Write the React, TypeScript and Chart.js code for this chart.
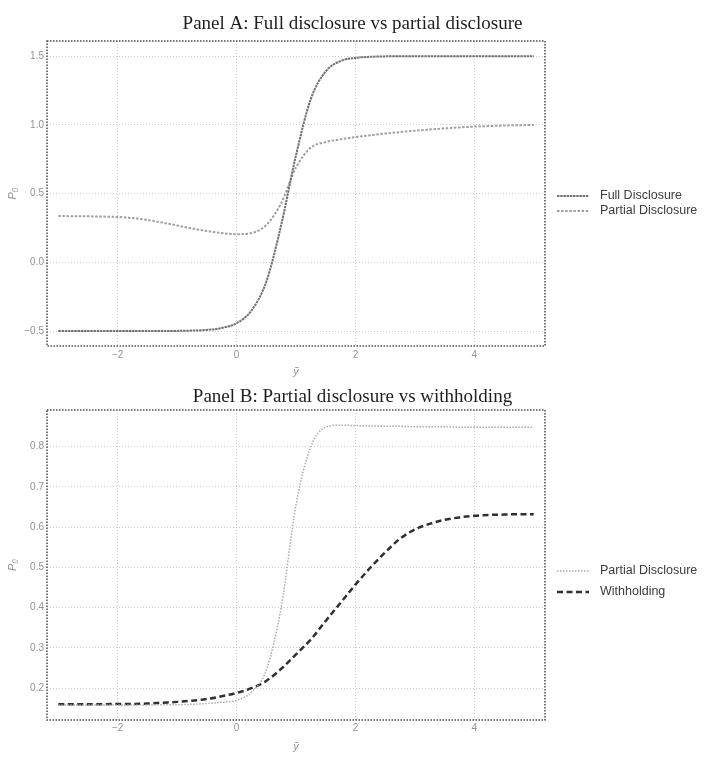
import React, { useEffect, useRef } from "react";
import { Chart, registerables } from "chart.js";

Chart.register(...registerables);

// ---------- data ----------
const xValues = [
  -3, -2.75, -2.5, -2.25, -2, -1.75, -1.5, -1.25, -1, -0.75, -0.5, -0.25,
  0, 0.25, 0.5, 0.75, 1, 1.25, 1.5, 1.75, 2, 2.25, 2.5, 2.75,
  3, 3.25, 3.5, 3.75, 4, 4.25, 4.5, 4.75, 5,
];

// Panel A
const fullDisclosureA = [
  -0.5, -0.5, -0.5, -0.5, -0.5, -0.5, -0.5, -0.5, -0.499, -0.497, -0.492, -0.478,
  -0.443, -0.351, -0.141, 0.27, 0.78, 1.19, 1.39, 1.465, 1.488, 1.496, 1.499, 1.5,
  1.5, 1.5, 1.5, 1.5, 1.5, 1.5, 1.5, 1.5, 1.5,
];
const partialDisclosureA = [
  0.337, 0.336, 0.335, 0.333, 0.33, 0.322, 0.308, 0.29, 0.268, 0.247, 0.228, 0.213,
  0.205, 0.213, 0.272, 0.43, 0.69, 0.835, 0.875, 0.895, 0.912, 0.925, 0.937, 0.948,
  0.958, 0.967, 0.975, 0.982, 0.988, 0.992, 0.996, 0.998, 1.0,
];

// Panel B
const partialDisclosureB = [
  0.158, 0.158, 0.158, 0.158, 0.158, 0.158, 0.158, 0.159, 0.159, 0.16, 0.162, 0.165,
  0.17, 0.19, 0.245, 0.4, 0.655, 0.8, 0.848, 0.853, 0.852, 0.851, 0.85, 0.85,
  0.849, 0.849, 0.849, 0.848, 0.848, 0.848, 0.848, 0.848, 0.848,
];
const withholdingB = [
  0.16, 0.16, 0.16, 0.16, 0.161, 0.161, 0.162, 0.164, 0.166, 0.169, 0.173, 0.18,
  0.188, 0.2, 0.218, 0.248, 0.284, 0.321, 0.367, 0.412, 0.457, 0.499, 0.537, 0.571,
  0.594, 0.608, 0.618, 0.624, 0.628, 0.63, 0.631, 0.632, 0.632,
];

const xTickValues = [-2, 0, 2, 4];
const yTickValuesA = [-0.5, 0, 0.5, 1.0, 1.5];
const yTickValuesB = [0.2, 0.3, 0.4, 0.5, 0.6, 0.7, 0.8];

const titleA = "Panel A: Full disclosure vs partial disclosure";
const titleB = "Panel B: Partial disclosure vs withholding";
const labelsA = ["Full Disclosure", "Partial Disclosure"];
const labelsB = ["Partial Disclosure", "Withholding"];
const xAxisTitle = "ỹ";
const yAxisTitle = "P₀";

// ---------- helpers ----------
const fmt = (v: number, digits: number) => {
  const s = digits > 0 ? v.toFixed(digits) : String(v);
  return s.replace("-", "\u2212");
};

const toPoints = (ys: number[]) => xValues.map((x, i) => ({ x, y: ys[i] }));

const framePlugin = {
  id: "panelFrame",
  afterDraw(chart: any) {
    const { ctx, chartArea: a } = chart;
    ctx.save();
    ctx.strokeStyle = "#4a4a4a";
    ctx.lineWidth = 1.5;
    ctx.setLineDash([1.5, 1.5]);
    ctx.strokeRect(a.left, a.top, a.right - a.left, a.bottom - a.top);
    ctx.restore();
  },
};

const titlePlugin = {
  id: "panelTitle",
  afterDraw(chart: any, _args: any, opts: any) {
    const { ctx } = chart;
    ctx.save();
    ctx.font = '19px "Liberation Serif"';
    ctx.fillStyle = "#1e1e1e";
    ctx.textAlign = "center";
    ctx.textBaseline = "middle";
    ctx.fillText(opts.text, chart.width / 2, opts.y);
    ctx.restore();
  },
};

const legendPlugin = {
  id: "panelLegend",
  afterDraw(chart: any, _args: any, opts: any) {
    const { ctx } = chart;
    ctx.save();
    chart.data.datasets.forEach((ds: any, i: number) => {
      const y = opts.ys[i];
      ctx.beginPath();
      ctx.setLineDash(ds.borderDash || []);
      ctx.strokeStyle = ds.borderColor;
      ctx.lineWidth = ds.borderWidth;
      ctx.moveTo(opts.x0, y);
      ctx.lineTo(opts.x1, y);
      ctx.stroke();
      ctx.setLineDash([]);
      ctx.fillStyle = "#3c3c3c";
      ctx.font = '12.5px "Liberation Sans"';
      ctx.textAlign = "left";
      ctx.textBaseline = "middle";
      ctx.fillText(ds.label, opts.textX, y);
    });
    ctx.restore();
  },
};

type PanelSpec = {
  height: number;
  top: number;
  title: string;
  titleY: number;
  areaTop: number;
  areaBottom: number;
  yMin: number;
  yMax: number;
  yTicks: number[];
  xTickPad: number;
  xTitlePad: number;
  legendYs: number[];
  datasets: any[];
};

const tickFont = { family: '"Liberation Sans"', size: 10 };
const tickColor = "#939393";

function buildConfig(spec: PanelSpec): any {
  return {
    type: "line",
    data: { datasets: spec.datasets },
    options: {
      animation: false,
      responsive: false,
      devicePixelRatio: 1,
      layout: { padding: { top: spec.areaTop, right: 160, bottom: 0, left: 0 } },
      elements: { point: { radius: 0 } },
      plugins: {
        legend: { display: false },
        tooltip: { enabled: false },
        title: { display: false },
        panelTitle: { text: spec.title, y: spec.titleY },
        panelLegend: { ys: spec.legendYs, x0: 557, x1: 589, textX: 600 },
      },
      scales: {
        x: {
          type: "linear",
          min: -3.19,
          max: 5.19,
          afterBuildTicks: (scale: any) => {
            scale.ticks = xTickValues.map((v) => ({ value: v }));
          },
          afterFit: (scale: any) => {
            scale.height = spec.height - spec.areaBottom;
          },
          ticks: {
            font: tickFont,
            color: tickColor,
            padding: spec.xTickPad,
            maxRotation: 0,
            callback: (v: any) => fmt(Number(v), 0),
          },
          grid: { color: "#cdcdcd", lineWidth: 1, drawTicks: false },
          border: { display: false, dash: [1, 2] },
          title: {
            display: true,
            text: xAxisTitle,
            color: tickColor,
            font: { family: '"Liberation Sans"', size: 11, style: "italic" },
            padding: { top: 0, bottom: spec.xTitlePad },
          },
        },
        y: {
          type: "linear",
          min: spec.yMin,
          max: spec.yMax,
          afterBuildTicks: (scale: any) => {
            scale.ticks = spec.yTicks.map((v) => ({ value: v }));
          },
          afterFit: (scale: any) => {
            scale.width = 47;
          },
          ticks: {
            font: tickFont,
            color: tickColor,
            padding: 3,
            callback: (v: any) => fmt(Number(v), 1),
          },
          grid: { color: "#cdcdcd", lineWidth: 1, drawTicks: false },
          border: { display: false, dash: [1, 2] },
          title: {
            display: true,
            text: yAxisTitle,
            color: tickColor,
            font: { family: '"Liberation Sans"', size: 11, style: "italic" },
            padding: { top: 6, bottom: 0 },
          },
        },
      },
    },
    plugins: [framePlugin, titlePlugin, legendPlugin],
  };
}

function Panel({ spec }: { spec: PanelSpec }) {
  const ref = useRef<HTMLCanvasElement | null>(null);
  useEffect(() => {
    if (!ref.current) return;
    const chart = new Chart(ref.current, buildConfig(spec));
    return () => chart.destroy();
  }, []);
  return (
    <canvas
      ref={ref}
      width={705}
      height={spec.height}
      style={{ position: "absolute", left: 0, top: spec.top, width: 705, height: spec.height, display: "block" }}
    />
  );
}

const specA: PanelSpec = {
  height: 380,
  top: 0,
  title: titleA,
  titleY: 24,
  areaTop: 41,
  areaBottom: 346,
  yMin: -0.609,
  yMax: 1.611,
  yTicks: yTickValuesA,
  xTickPad: 3,
  xTitlePad: 1.4,
  legendYs: [196, 211],
  datasets: [
    {
      label: labelsA[0],
      data: toPoints(fullDisclosureA),
      borderColor: "#727272",
      borderWidth: 2,
      borderDash: [2.5, 0.7],
      cubicInterpolationMode: "monotone",
      pointRadius: 0,
      fill: false,
    },
    {
      label: labelsA[1],
      data: toPoints(partialDisclosureA),
      borderColor: "#a0a0a0",
      borderWidth: 2,
      borderDash: [2.5, 1.6],
      cubicInterpolationMode: "monotone",
      pointRadius: 0,
      fill: false,
    },
  ],
};

const specB: PanelSpec = {
  height: 379,
  top: 380,
  title: titleB,
  titleY: 17,
  areaTop: 30,
  areaBottom: 340,
  yMin: 0.121,
  yMax: 0.8906,
  yTicks: yTickValuesB,
  xTickPad: 2,
  xTitlePad: 5.4,
  legendYs: [191, 212],
  datasets: [
    {
      label: labelsB[0],
      data: toPoints(partialDisclosureB),
      borderColor: "#ababab",
      borderWidth: 1.5,
      borderDash: [1.5, 1.5],
      cubicInterpolationMode: "monotone",
      pointRadius: 0,
      fill: false,
    },
    {
      label: labelsB[1],
      data: toPoints(withholdingB),
      borderColor: "#303030",
      borderWidth: 2.5,
      borderDash: [6, 3.5],
      cubicInterpolationMode: "monotone",
      pointRadius: 0,
      fill: false,
    },
  ],
};

export default function App() {
  return (
    <div style={{ position: "absolute", left: 0, top: 0, width: 705, height: 759, background: "#fff" }}>
      <Panel spec={specA} />
      <Panel spec={specB} />
    </div>
  );
}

- Instructions for the task:
Copy out each line of the data containing the string "React".

- Solution to the problem:
Write the React, TypeScript and Chart.js code for this chart.
import React, { useEffect, useRef } from "react";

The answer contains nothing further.